Functions – currying

Currying may look similar to partial application. It can also reduce the number of function parameters. However, it is based on a different concept. Currying produces a function with 1 parameter which results is another function with 1 parameter etc. The depth of it depends on several parameters of a curried function. It is hard to understand without an example:

    Function3<Integer, Integer, Integer, Integer> sum
            = (a, b, c) -> a + b + c;
    Function1<Integer, Function1<Integer,
            Function1<Integer, Integer>>> curriedSum = sum.curried();

    assertThat(sum.apply(1, 2, 3)).isEqualTo(6);
    assertThat(curriedSum.apply(1).apply(2).apply(3))
            .isEqualTo(6);
}

Functions – memoization

Memoization is storing the result of function calls and returning the cached result when the same inputs occur again. It should be used only with pure functions.

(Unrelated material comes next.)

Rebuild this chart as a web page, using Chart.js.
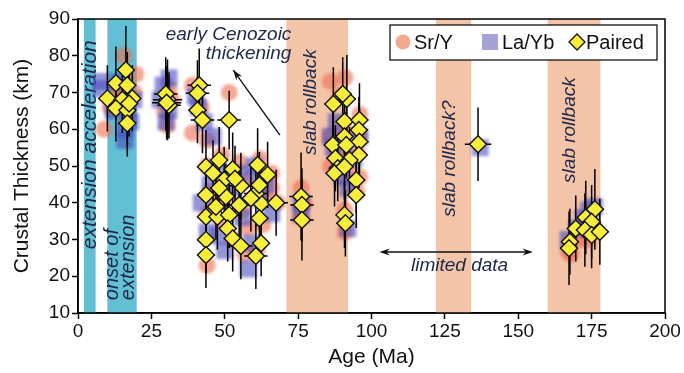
<!DOCTYPE html>
<html>
<head>
<meta charset="utf-8">
<title>Crustal thickness vs age</title>
<script src="https://cdn.jsdelivr.net/npm/chart.js@4.4.1/dist/chart.umd.min.js"></script>
<style>
    html, body { margin: 0; padding: 0; background: #fff; }
    #wrap { width: 684px; height: 373px; position: relative; }
</style>
</head>
<body>
<div id="wrap"><canvas id="chartCanvas"></canvas></div>
<script>
// Paired estimates (age in Ma, thickness in km) with error half-widths
const pairedAge = [
    10.0, 12.9, 16.3, 16.8, 18.5, 15.1, 12.9, 16.8, 16.8, 17.4,
    30.5, 29.9, 31.0, 30.2,
    41.3, 40.7, 40.7, 42.4, 51.5,
    43.6, 48.1, 52.7, 61.2, 64.6, 43.6, 55.5, 49.8, 50.4, 54.9,
    62.4, 67.5, 43.6, 47.5, 51.5, 51.0, 61.8, 43.6, 52.7, 55.5,
    62.4, 43.6, 60.6, 47.0, 48.1, 60.6, 61.8, 58.9, 46.0, 53.5,
    76.0, 76.3, 76.3,
    87.0, 91.6, 90.2, 90.8, 95.9, 95.7, 95.9, 95.7, 86.8, 90.8,
    91.4, 87.7, 92.5, 88.5, 87.4, 90.8, 94.8, 94.8, 90.8, 91.1,
    136.3,
    167.6, 167.3, 169.6, 173.0, 176.1, 175.0, 172.7, 175.0, 177.8
];
const pairedThick = [
    68.4, 72.5, 76.1, 72.0, 68.4, 68.0, 65.7, 65.2, 61.6, 67.0,
    68.0, 69.6, 66.5, 67.2,
    72.0, 69.8, 65.2, 62.5, 62.5,
    49.8, 51.6, 49.1, 50.3, 47.6, 42.1, 44.6, 46.2, 41.7, 39.4,
    39.8, 40.0, 36.2, 36.2, 36.7, 33.0, 35.8, 29.9, 30.3, 28.2,
    29.0, 25.8, 25.5, 38.9, 44.0, 42.5, 44.8, 41.2, 48.0, 46.5,
    41.7, 39.4, 35.3,
    66.9, 68.2, 69.6, 62.1, 62.5, 59.8, 56.6, 53.0, 55.7, 58.0,
    55.7, 52.1, 51.6, 49.4, 48.0, 49.8, 46.2, 42.1, 36.7, 34.4,
    55.9,
    29.4, 27.6, 33.0, 36.0, 38.2, 34.8, 32.6, 31.2, 32.1
];
const pairedAgeErr = [
    3, 3, 3, 3, 3, 3, 3, 3, 3, 3,
    5, 4, 4, 5,
    4, 4, 3, 4, 4,
    3, 3, 3, 3, 3, 3, 4, 3, 3, 4,
    3, 4, 3, 3, 4, 3, 3, 3, 3, 4,
    3, 3, 4, 3, 3, 4, 3, 4, 3, 3,
    4, 4, 4,
    3, 3, 3, 3, 3, 3, 3, 3, 3, 3,
    3, 3, 3, 3, 3, 3, 3, 3, 3, 3,
    4.5,
    3, 3, 3, 3, 3, 3, 3, 3, 3
];
const pairedThickErr = [
    9, 10, 12, 9, 9, 9, 9, 10, 9, 9,
    11, 10, 9, 10,
    10, 9, 9, 9, 8,
    10, 9, 10, 10, 9, 9, 9, 9, 9, 9,
    9, 9, 9, 9, 9, 9, 9, 9, 9, 9,
    9, 9, 9, 9, 9, 9, 9, 9, 9, 9,
    12, 10, 11,
    10, 12, 10, 9, 10, 9, 9, 9, 9, 9,
    9, 9, 9, 9, 9, 9, 9, 9, 9, 9,
    10,
    9, 10, 9, 10, 11, 10, 10, 9, 9
];

// Sr/Y estimates
const srAge = [
    15.7, 19.7, 19.1, 8.9, 11, 14, 17, 13,
    30.4, 31, 29.5, 32,
    39, 39, 51.5, 42, 44,
    44, 49, 55, 62, 66, 45, 57, 51, 56, 64, 68, 44, 49, 53, 58, 63, 44, 57, 61, 47, 66,
    76, 77, 76,
    86, 91, 89, 96, 96, 95, 86, 91, 88, 93, 86, 96, 95, 91, 91,
    167, 168, 171, 174, 176, 173
];
const srThick = [
    80, 75, 70, 60, 66, 71, 63, 69,
    61, 71, 65, 68,
    72, 59, 70, 66, 57,
    50, 53, 51, 52, 48, 43, 46, 42, 38, 41, 40, 37, 35, 30, 33, 34, 23, 26, 27, 40, 44,
    44, 40, 36,
    73, 74, 69, 64, 58, 54, 58, 60, 53, 49, 50, 47, 43, 38, 32,
    27, 26, 30, 30, 33, 35
];

// La/Yb estimates
const laAge = [
    8, 8, 12, 16, 16, 18, 14, 17, 19,
    29, 30, 31, 28, 31,
    40, 43, 41, 46,
    45, 47, 60, 61, 66, 50, 58, 44, 53, 62, 56, 48, 64, 55, 42, 59,
    76, 76,
    86, 87, 90, 92, 96, 94, 88, 92, 89,
    137,
    172, 176, 170, 174, 167
];
const laThick = [
    73, 71, 65, 57, 60, 62, 73, 66, 68,
    72, 62, 65, 68, 74,
    69, 62, 66, 58,
    45, 49, 50, 47, 37, 27, 22, 32, 44, 41, 36, 31, 45, 48, 40, 29,
    37, 40,
    58, 55, 47, 33, 58, 52, 62, 44, 50,
    55,
    36, 39, 33, 38, 30
];

// Shaded intervals (Ma)
const bandStart = [2, 10, 71, 122, 160];
const bandEnd = [6, 20, 92, 134, 178];
const bandKind = ['ext', 'ext', 'roll', 'roll', 'roll'];

const xTicks = [0, 25, 50, 75, 100, 125, 150, 175, 200];
const yTicks = [10, 20, 30, 40, 50, 60, 70, 80, 90];
const seriesNames = ['Sr/Y', 'La/Yb', 'Paired'];

const FONT = '"Liberation Sans", Arial, sans-serif';
const NOTE_COLOR = '#1d2748';
const SR_COLOR = 'rgba(236, 108, 78, 0.6)';
const LA_COLOR = 'rgba(70, 72, 190, 0.58)';
const PAIRED_COLOR = '#f7ee3c';

// shaded bands behind everything
const bandsPlugin = {
    id: 'bands',
    beforeDatasetsDraw(chart) {
        const { ctx, chartArea, scales: { x } } = chart;
        ctx.save();
        bandStart.forEach((s, i) => {
            const x0 = x.getPixelForValue(s);
            const x1 = x.getPixelForValue(bandEnd[i]);
            ctx.fillStyle = bandKind[i] === 'ext' ? '#63bfd3' : '#f4c4a9';
            ctx.fillRect(x0, chartArea.top, x1 - x0, chartArea.bottom - chartArea.top);
        });
        ctx.restore();
    }
};

// text notes and arrows
const notesPlugin = {
    id: 'notes',
    beforeDatasetsDraw(chart) {
        const { ctx, scales: { x, y } } = chart;
        const px = v => x.getPixelForValue(v);
        const py = v => y.getPixelForValue(v);

        ctx.save();
        ctx.fillStyle = NOTE_COLOR;
        ctx.textBaseline = 'middle';

        const vText = (text, ax, ay, align, size) => {
            ctx.save();
            ctx.translate(px(ax), py(ay));
            ctx.rotate(-Math.PI / 2);
            ctx.font = `italic ${size}px ${FONT}`;
            ctx.textAlign = align;
            ctx.fillText(text, 0, 0);
            ctx.restore();
        };
        vText('extension acceleration', 4, 55.8, 'center', 21);
        vText('onset of', 11.7, 13.5, 'left', 20);
        vText('extension', 17.3, 13.5, 'left', 20);
        vText('slab rollback', 79.2, 53, 'left', 19);
        vText('slab rollback?', 126.8, 36.2, 'left', 19);
        vText('slab rollback', 167.6, 45.4, 'left', 19);

        ctx.font = `italic 19px ${FONT}`;
        ctx.textAlign = 'right';
        ctx.fillText('early Cenozoic', px(72.7), py(85.6));
        ctx.fillText('thickening', px(72.7), py(80.6));
        ctx.textAlign = 'center';
        ctx.fillText('limited data', px(130), py(23.0));

        // arrows
        const head = (x0, y0, x1, y1) => {
            const a = Math.atan2(y1 - y0, x1 - x0);
            ctx.beginPath();
            ctx.moveTo(x1, y1);
            ctx.lineTo(x1 - 11 * Math.cos(a - 0.33), y1 - 11 * Math.sin(a - 0.33));
            ctx.lineTo(x1 - 7 * Math.cos(a), y1 - 7 * Math.sin(a));
            ctx.lineTo(x1 - 11 * Math.cos(a + 0.33), y1 - 11 * Math.sin(a + 0.33));
            ctx.closePath();
            ctx.fill();
        };
        ctx.strokeStyle = '#111';
        ctx.fillStyle = '#111';
        ctx.lineWidth = 1.4;

        let x0 = px(68.8), y0 = py(58.4), x1 = px(52.9), y1 = py(76.1);
        ctx.beginPath(); ctx.moveTo(x0, y0); ctx.lineTo(x1, y1); ctx.stroke();
        head(x0, y0, x1, y1);

        x0 = px(102.7); x1 = px(155); y0 = y1 = py(26.6);
        ctx.beginPath(); ctx.moveTo(x0 + 5, y0); ctx.lineTo(x1 - 5, y1); ctx.stroke();
        head(x0, y0, x1, y1);
        head(x1, y1, x0, y0);
        ctx.restore();
    }
};

// soft edges on the Sr/Y and La/Yb markers
const blurPlugin = {
    id: 'blurMarks',
    beforeDatasetDraw(chart, args) {
        if (args.index > 1) return;
        chart.ctx.save();
        chart.ctx.filter = 'blur(1.8px)';
    },
    afterDatasetDraw(chart, args) {
        if (args.index > 1) return;
        chart.ctx.restore();
    }
};

// error bars under the paired diamonds
const errorBarsPlugin = {
    id: 'errorBars',
    beforeDatasetDraw(chart, args) {
        if (args.index !== 2) return;
        const { ctx, scales: { x, y } } = chart;
        ctx.save();
        ctx.strokeStyle = '#000';
        ctx.lineWidth = 1.5;
        pairedAge.forEach((a, i) => {
            const t = pairedThick[i];
            const cx = x.getPixelForValue(a);
            const cy = y.getPixelForValue(t);
            ctx.beginPath();
            ctx.moveTo(cx, y.getPixelForValue(t - pairedThickErr[i]));
            ctx.lineTo(cx, y.getPixelForValue(t + pairedThickErr[i]));
            ctx.moveTo(x.getPixelForValue(a - pairedAgeErr[i]), cy);
            ctx.lineTo(x.getPixelForValue(a + pairedAgeErr[i]), cy);
            ctx.stroke();
        });
        ctx.restore();
    }
};

// closed frame plus a boxed legend in the top right corner
const framePlugin = {
    id: 'frame',
    afterDraw(chart) {
        const { ctx, chartArea } = chart;
        ctx.save();
        ctx.strokeStyle = '#000';
        ctx.lineWidth = 1.5;
        ctx.strokeRect(chartArea.left, chartArea.top, chartArea.right - chartArea.left, chartArea.bottom - chartArea.top);

        const bx = chartArea.right - 275;
        const by = chartArea.top + 6;
        const cy = by + 17;
        ctx.fillStyle = '#fff';
        ctx.fillRect(bx, by, 267, 35);
        ctx.lineWidth = 1.2;
        ctx.strokeRect(bx, by, 267, 35);

        ctx.fillStyle = '#f2aa8e';
        ctx.beginPath();
        ctx.arc(bx + 13, cy, 7.5, 0, Math.PI * 2);
        ctx.fill();

        ctx.fillStyle = '#a3a3d6';
        ctx.fillRect(bx + 92, cy - 8, 16, 16);

        const dx = bx + 187;
        ctx.fillStyle = PAIRED_COLOR;
        ctx.strokeStyle = '#111';
        ctx.lineWidth = 1.3;
        ctx.beginPath();
        ctx.moveTo(dx, cy - 8); ctx.lineTo(dx + 8, cy); ctx.lineTo(dx, cy + 8); ctx.lineTo(dx - 8, cy);
        ctx.closePath();
        ctx.fill();
        ctx.stroke();

        ctx.fillStyle = '#111';
        ctx.font = `20px ${FONT}`;
        ctx.textBaseline = 'middle';
        ctx.textAlign = 'left';
        ctx.fillText(seriesNames[0], bx + 24, cy + 1);
        ctx.fillText(seriesNames[1], bx + 112, cy + 1);
        ctx.fillText(seriesNames[2], bx + 196, cy + 1);
        ctx.restore();
    }
};

const toPoints = (xs, ys) => xs.map((v, i) => ({ x: v, y: ys[i] }));

const config = {
    type: 'scatter',
    data: {
        datasets: [
            {
                label: seriesNames[0],
                data: toPoints(srAge, srThick),
                pointStyle: 'circle',
                pointRadius: 8.5,
                backgroundColor: SR_COLOR,
                borderWidth: 0,
                order: 3
            },
            {
                label: seriesNames[1],
                data: toPoints(laAge, laThick),
                pointStyle: 'rect',
                pointRadius: 12,
                backgroundColor: LA_COLOR,
                borderWidth: 0,
                order: 2
            },
            {
                label: seriesNames[2],
                data: toPoints(pairedAge, pairedThick),
                pointStyle: 'rectRot',
                pointRadius: 8.5,
                backgroundColor: PAIRED_COLOR,
                borderColor: '#111',
                borderWidth: 1.4,
                order: 1
            }
        ]
    },
    options: {
        responsive: true,
        maintainAspectRatio: false,
        animation: false,
        devicePixelRatio: 1,
        layout: { padding: { top: 19, right: 19, left: 0, bottom: 0 } },
        plugins: {
            tooltip: { enabled: false },
            legend: { display: false }
        },
        scales: {
            x: {
                type: 'linear',
                min: 0,
                max: 200,
                afterBuildTicks: scale => { scale.ticks = xTicks.map(v => ({ value: v })); },
                afterFit: scale => { scale.height = 60; },
                grid: { drawOnChartArea: false, tickLength: 6, tickColor: '#000', tickWidth: 1.5 },
                border: { color: '#000', width: 1.5 },
                ticks: { color: '#111', padding: 1, font: { family: FONT, size: 19 }, maxRotation: 0 },
                title: { display: true, text: 'Age (Ma)', color: '#111', padding: { top: 0, bottom: 3 }, font: { family: FONT, size: 21 } }
            },
            y: {
                type: 'linear',
                min: 10,
                max: 90,
                afterBuildTicks: scale => { scale.ticks = yTicks.map(v => ({ value: v })); },
                afterFit: scale => { scale.width = 78; },
                grid: { drawOnChartArea: false, tickLength: 6, tickColor: '#000', tickWidth: 1.5 },
                border: { color: '#000', width: 1.5 },
                ticks: { color: '#111', padding: 2, font: { family: FONT, size: 19 } },
                title: { display: true, text: 'Crustal Thickness (km)', color: '#111', padding: { top: 10, bottom: 0 }, font: { family: FONT, size: 21 } }
            }
        }
    },
    plugins: [bandsPlugin, notesPlugin, blurPlugin, errorBarsPlugin, framePlugin]
};

document.addEventListener('DOMContentLoaded', () => {
    const ctx = document.getElementById('chartCanvas').getContext('2d');
    window.thicknessChart = new Chart(ctx, config);
});
</script>
</body>
</html>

You can describe a function as pure when it does not have side effects and the result is only determined by its input value (pure function called with parameter x will always return the same value).

@Test
void memoization() {
    Function0<Double> getRandom = Math::random;
    Function0<Double> getCachedRandom = getRandom.memoized();

    assertThat(getRandom.apply())
            .isNotEqualTo(getRandom.apply());

    assertThat(getCachedRandom.apply())
            .isEqualTo(getCachedRandom.apply());
}

Appendix

Vavr provides also a lot of useful basic types like Tuples, monadic containers (Option, Try, Lazy, Either, Future and Validation) and pattern matching. They are beyond the scope of this article but they are crucial to write code in a functional manner.